*** GIVEN INFORMATION ***

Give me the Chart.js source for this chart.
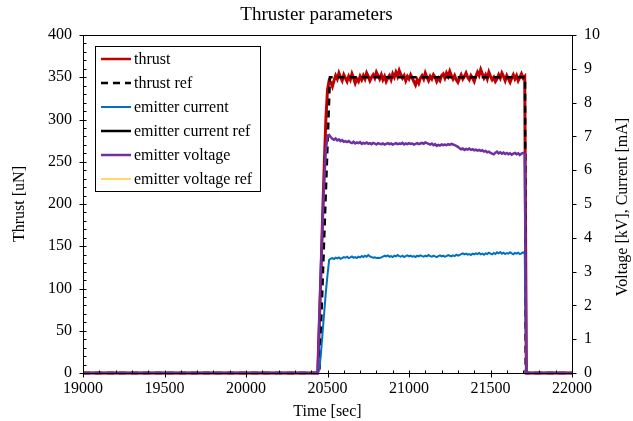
<!DOCTYPE html>
<html>
<head>
<meta charset="utf-8">
<script src="https://cdn.jsdelivr.net/npm/chart.js@4.4.1/dist/chart.umd.min.js"></script>
<style>
  body { margin: 0; background: #fff; }
</style>
</head>
<body>
<canvas id="chart" width="633" height="421"></canvas>
<script>
// sample times [sec]
const time = [19000,
  20440, 20450, 20460, 20470, 20480, 20490, 20500, 20510, 20520, 20530,
  20540, 20550, 20560, 20570, 20580, 20590, 20600, 20610, 20620, 20630,
  20640, 20650, 20660, 20670, 20680, 20690, 20700, 20710, 20720, 20730,
  20740, 20750, 20760, 20770, 20780, 20790, 20800, 20810, 20820, 20830,
  20840, 20850, 20860, 20870, 20880, 20890, 20900, 20910, 20920, 20930,
  20940, 20950, 20960, 20970, 20980, 20990, 21000, 21010, 21020, 21030,
  21040, 21050, 21060, 21070, 21080, 21090, 21100, 21110, 21120, 21130,
  21140, 21150, 21160, 21170, 21180, 21190, 21200, 21210, 21220, 21230,
  21240, 21250, 21260, 21270, 21280, 21290, 21300, 21310, 21320, 21330,
  21340, 21350, 21360, 21370, 21380, 21390, 21400, 21410, 21420, 21430,
  21440, 21450, 21460, 21470, 21480, 21490, 21500, 21510, 21520, 21530,
  21540, 21550, 21560, 21570, 21580, 21590, 21600, 21610, 21620, 21630,
  21640, 21650, 21660, 21670, 21680, 21690, 21700, 21710, 21720,
  22000];

// thrust [uN]
const thrust = [0,
  0, 60, 120, 185, 245, 300, 335, 346,
  344, 339, 346, 352, 348, 355, 350, 346, 353, 349,
  345, 351, 347, 354, 349, 343, 348, 345, 351, 347,
  352, 348, 355, 351, 346, 350, 353, 349, 356, 352,
  348, 353, 347, 351, 345, 349, 352, 347, 354, 350,
  356, 351, 358, 353, 349, 352, 346, 351, 348, 353,
  349, 345, 341, 347, 343, 349, 352, 348, 355, 350,
  346, 351, 348, 353, 350, 345, 349, 346, 352, 354,
  349, 355, 351, 357, 352, 348, 352, 347, 344, 349,
  353, 348, 351, 355, 350, 347, 352, 349, 345, 351,
  356, 352, 359, 354, 349, 353, 348, 356, 351, 347,
  350, 345, 348, 353, 349, 355, 351, 346, 352, 348,
  344, 349, 353, 348, 352, 346, 350, 354, 349, 351,
  0,
  0];

// emitter voltage [kV]
const voltage = [0,
  0, 1.6, 3.1, 4.5, 5.7, 6.6, 7.0, 7.04,
  6.98, 6.93, 6.90, 6.94, 6.88, 6.91, 6.86, 6.89, 6.84, 6.86,
  6.83, 6.86, 6.82, 6.80, 6.84, 6.79, 6.82, 6.80, 6.83, 6.78,
  6.81, 6.79, 6.82, 6.78, 6.80, 6.77, 6.81, 6.79, 6.76, 6.80,
  6.78, 6.77, 6.79, 6.76, 6.78, 6.80, 6.77, 6.79, 6.76, 6.78,
  6.80, 6.77, 6.79, 6.78, 6.81, 6.76, 6.79, 6.77, 6.80, 6.78,
  6.79, 6.76, 6.78, 6.80, 6.77, 6.79, 6.81, 6.78, 6.82, 6.80,
  6.78, 6.76, 6.79, 6.74, 6.77, 6.72, 6.75, 6.73, 6.76, 6.74,
  6.76, 6.74, 6.77, 6.75, 6.78, 6.76, 6.74, 6.72, 6.69, 6.65,
  6.62, 6.64, 6.60, 6.63, 6.61, 6.64, 6.60, 6.62, 6.59, 6.61,
  6.58, 6.60, 6.57, 6.59, 6.55, 6.57, 6.53, 6.55, 6.51, 6.49,
  6.47, 6.52, 6.55, 6.50, 6.53, 6.49, 6.52, 6.48, 6.51, 6.47,
  6.50, 6.46, 6.49, 6.51, 6.47, 6.50, 6.45, 6.49, 6.51, 6.48,
  0,
  0];

// emitter current [mA]
const current = [0,
  0, 0.1, 0.6, 1.2, 1.8, 2.4, 2.9, 3.35,
  3.38, 3.40, 3.37, 3.41, 3.39, 3.42, 3.38, 3.40, 3.43, 3.41,
  3.44, 3.40, 3.42, 3.45, 3.41, 3.43, 3.40, 3.44, 3.42, 3.46,
  3.43, 3.47, 3.44, 3.49, 3.45, 3.43, 3.41, 3.42, 3.40, 3.41,
  3.40, 3.42, 3.44, 3.47, 3.45, 3.48, 3.44, 3.46, 3.43, 3.47,
  3.45, 3.49, 3.46, 3.44, 3.47, 3.43, 3.46, 3.48, 3.45, 3.47,
  3.44, 3.46, 3.43, 3.47, 3.45, 3.48, 3.46, 3.44, 3.47, 3.45,
  3.49, 3.46, 3.44, 3.47, 3.45, 3.43, 3.46, 3.48, 3.45, 3.47,
  3.44, 3.46, 3.49, 3.47, 3.45, 3.48, 3.46, 3.50, 3.47, 3.49,
  3.52, 3.54, 3.51, 3.53, 3.50, 3.52, 3.49, 3.53, 3.51, 3.54,
  3.52, 3.55, 3.51, 3.53, 3.50, 3.54, 3.52, 3.56, 3.53, 3.51,
  3.55, 3.52, 3.57, 3.54, 3.58, 3.53, 3.56, 3.52, 3.55, 3.53,
  3.57, 3.54, 3.51, 3.55, 3.53, 3.56, 3.52, 3.54, 3.57, 3.53,
  0,
  0];

// thrust set point
const refTime = [19000, 20450, 20515, 21712, 21716, 22000];
const thrustRef = [0, 0, 350, 350, 0, 0];

const xTicks = { min: 19000, max: 22000, step: 500 };
const thrustTicks = { min: 0, max: 400, step: 50 };
const rightTicks = { min: 0, max: 10, step: 1 };

const serif = '"Liberation Serif", "Times New Roman", serif';

function points(xs, ys) {
  return xs.map((x, i) => ({ x: x, y: ys[i] }));
}

// axis frame with Excel-style tick marks
const frameTicks = {
  id: 'frameTicks',
  afterDatasetsDraw(chart) {
    const { ctx, chartArea: a, scales } = chart;
    const L = Math.round(a.left) + 0.5, R = Math.round(a.right) + 0.5;
    const T = Math.round(a.top) + 0.5, B = Math.round(a.bottom) + 0.5;
    ctx.save();
    ctx.strokeStyle = '#000';
    ctx.lineWidth = 1;
    ctx.strokeRect(L, T, R - L, B - T);
    ctx.beginPath();
    for (let v = thrustTicks.min; v <= thrustTicks.max; v += 10) {
      const y = Math.round(scales.y.getPixelForValue(v)) + 0.5;
      ctx.moveTo(v % 50 === 0 ? L - 4 : L, y);
      ctx.lineTo(L + 3, y);
    }
    for (let v = rightTicks.min; v <= rightTicks.max; v += 1) {
      const y = Math.round(scales.y1.getPixelForValue(v)) + 0.5;
      ctx.moveTo(R, y);
      ctx.lineTo(R + 4, y);
    }
    for (let t = xTicks.min; t <= xTicks.max; t += 100) {
      const x = Math.round(scales.x.getPixelForValue(t)) + 0.5;
      ctx.moveTo(x, B - 3);
      ctx.lineTo(x, t % 500 === 0 ? B + 4 : B);
    }
    ctx.stroke();
    ctx.restore();
  }
};

// boxed legend in the upper left, plus the right axis title
const boxLegend = {
  id: 'boxLegend',
  afterDraw(chart) {
    const { ctx, chartArea: a } = chart;
    ctx.save();
    ctx.fillStyle = '#fff';
    ctx.fillRect(95.5, 46.5, 165, 145);
    ctx.strokeStyle = '#000';
    ctx.lineWidth = 1;
    ctx.strokeRect(95.5, 46.5, 165, 145);
    ctx.font = '16px ' + serif;
    ctx.textBaseline = 'middle';
    chart.data.datasets.forEach((ds, i) => {
      const y = 59 + i * 24;
      ctx.beginPath();
      ctx.strokeStyle = ds.borderColor;
      ctx.lineWidth = Math.min(ds.borderWidth, 2.5);
      ctx.setLineDash(ds.borderDash || []);
      ctx.moveTo(101, y);
      ctx.lineTo(131, y);
      ctx.stroke();
      ctx.setLineDash([]);
      ctx.fillStyle = '#000';
      ctx.fillText(ds.label, 134, y + 1);
    });

    ctx.translate(623, (a.top + a.bottom) / 2 + 3);
    ctx.rotate(-Math.PI / 2);
    ctx.textAlign = 'center';
    ctx.fillText('Voltage [kV], Current [mA]', 0, 0);
    ctx.restore();
  }
};

new Chart(document.getElementById('chart'), {
  type: 'line',
  data: {
    datasets: [
      { label: 'thrust', data: points(time, thrust), borderColor: '#C00000', borderWidth: 3, yAxisID: 'y', order: 6 },
      { label: 'thrust ref', data: points(refTime, thrustRef), borderColor: '#000000', borderWidth: 2.5, borderDash: [7, 5], yAxisID: 'y', order: 5 },
      { label: 'emitter current', data: points(time, current), borderColor: '#0070C0', borderWidth: 2, yAxisID: 'y1', order: 4 },
      { label: 'emitter current ref', data: [], borderColor: '#000000', borderWidth: 2.5, yAxisID: 'y1', order: 3 },
      { label: 'emitter voltage', data: points(time, voltage), borderColor: '#7030A0', borderWidth: 2.5, yAxisID: 'y1', order: 2 },
      { label: 'emitter voltage ref', data: [], borderColor: '#FFD966', borderWidth: 2, yAxisID: 'y1', order: 1 }
    ]
  },
  options: {
    responsive: false,
    animation: false,
    elements: { point: { radius: 0 }, line: { tension: 0 } },
    datasets: { line: { clip: 3 } },
    layout: { padding: 0 },
    plugins: {
      legend: { display: false },
      tooltip: { enabled: false },
      title: {
        display: true,
        text: 'Thruster parameters',
        color: '#000',
        font: { family: serif, size: 19, weight: 'normal' },
        padding: { top: 4, bottom: 8.2 }
      }
    },
    scales: {
      x: {
        type: 'linear',
        min: xTicks.min,
        max: xTicks.max,
        grid: { display: false, drawTicks: false },
        border: { display: false },
        ticks: {
          stepSize: xTicks.step,
          padding: 6,
          color: '#000',
          font: { family: serif, size: 16 },
          maxRotation: 0,
          callback: v => String(v)
        },
        title: {
          display: true,
          text: 'Time [sec]',
          color: '#000',
          font: { family: serif, size: 16 },
          padding: { top: 4, bottom: 0 }
        },
        afterFit: s => { s.height = 48; }
      },
      y: {
        position: 'left',
        min: thrustTicks.min,
        max: thrustTicks.max,
        grid: { display: false, drawTicks: false },
        border: { display: false },
        ticks: { stepSize: thrustTicks.step, padding: 11, color: '#000', font: { family: serif, size: 16 } },
        title: {
          display: true,
          text: 'Thrust [uN]',
          color: '#000',
          font: { family: serif, size: 16 },
          padding: { top: 10, bottom: 0 }
        },
        afterFit: s => { s.width = 83; }
      },
      y1: {
        position: 'right',
        min: rightTicks.min,
        max: rightTicks.max,
        grid: { display: false, drawTicks: false },
        border: { display: false },
        ticks: { stepSize: rightTicks.step, padding: 12, color: '#000', font: { family: serif, size: 16 } },
        afterFit: s => { s.width = 61; }
      }
    }
  },
  plugins: [frameTicks, boxLegend]
});
</script>
</body>
</html>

***

- [WORK INSTRUCTIONS]
Out of the material above, select every line that holds the string "chart".

- [REPLY TO THE TASK]
Give me the Chart.js source for this chart.
<script src="https://cdn.jsdelivr.net/npm/chart.js@4.4.1/dist/chart.umd.min.js"></script>
<canvas id="chart" width="633" height="421"></canvas>
  afterDatasetsDraw(chart) {
    const { ctx, chartArea: a, scales } = chart;
  afterDraw(chart) {
    const { ctx, chartArea: a } = chart;
    chart.data.datasets.forEach((ds, i) => {
new Chart(document.getElementById('chart'), {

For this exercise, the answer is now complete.